I'd guess that the 'realtime' is a quote from StabilityAI and of course they're running that stuff on an A100. A couple of seconds is still interactive rate as generally speaking you want to think about the changes you're making to your conditioning.
Haven't tried yet but if individual steps of XL Turbo take ballpark as much time as LCM steps then... well, it's four to eight times faster. As quality generally isn't production-ready we're generally speaking about rough prompt prototyping, testing out an animation pipeline, such stuff, but that has the caveat that increasing step size often leads to markedly different results (complete change of composition, not just details) so the information you gain from those preview-quality images is limited.
Oh, "production ready quality": image quality being roughly en par with 4-step LCM means that it's nowhere near production grade. For the final render you still want to give the model more steps.

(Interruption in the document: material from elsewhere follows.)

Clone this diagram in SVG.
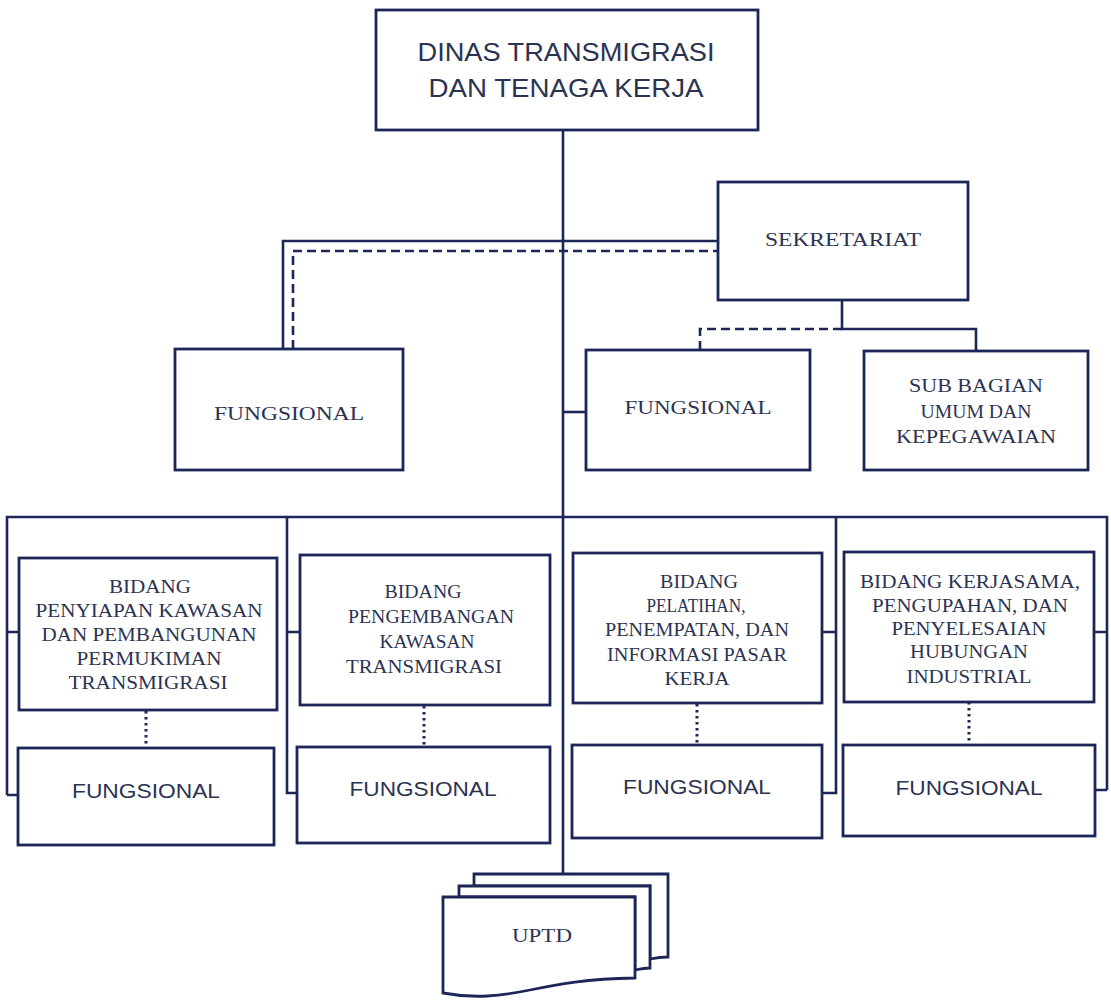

OTOH I've found that some LCM-based merges do in 30 steps what other models need 80 steps for so improvements are always welcome. But I'm also worried about these distilled models being less flexible, pruning only slightly trodden paths that you actually might want the model to take.
EDIT: Addendum: I'm not seeing anything about using this stuff as a Lora. The nice thing about LCM is that you can take any model you have on your disk and turn it pretty much instantly into a model that can generate fast previews. Also, VAE decoding already can be slower than generation with LCM, so, yeah. I guess having something in between the full VAE and TAESD would be nice, TAESD is fast but is quite limited both when it comes to details, so much that you might not even be able to see what kind of texture SD generated. Oh and it also tends to get colours wrong, at least in my experience it tends to be oversaturated.
I'll get crucified for saying that because people will interpret that as an attack on their PC or something daft like that. It's not.
It's Ampere, a GPU architecture from 3.5 years ago. And even then, here's what the desktop stack was like:
3090 Ti (GA102)
3090 (GA102)
3080 Ti (GA102)
3080 12GB (GA102)
3080 (GA102)
3070 Ti (GA102/GA104)
3070 (GA104)
3060 Ti (GA104/GA103)
3060 (GA106/GA104)
3050 (GA106/GA107)
It was almost at the bottom of Nvidia's stack 3 years ago. It was a low end card then (because, you know, it was at the bottom end of what they were offering). It's an even more low end card now.
People are always fooled by Nvidia's marketing and thinking they're getting a mid range card when in reality Nvidia's giving people the scraps and pretending they're giving you a great deal. People need to demand more from these companies.
Nvidia takes a low end card, slaps a $400 price tag on it, calls it mid range, and people lap it up every time.
Should we not compare the 3060 against its own generation/the current one? To me that makes more sense than including the 1000 series or 900 series or something. How far would we go back? Are all cards sold now high end because they're faster than a GTX 960? Earlier?
Personally my cut off was cards still on sale either right now or very recently, say within the past year.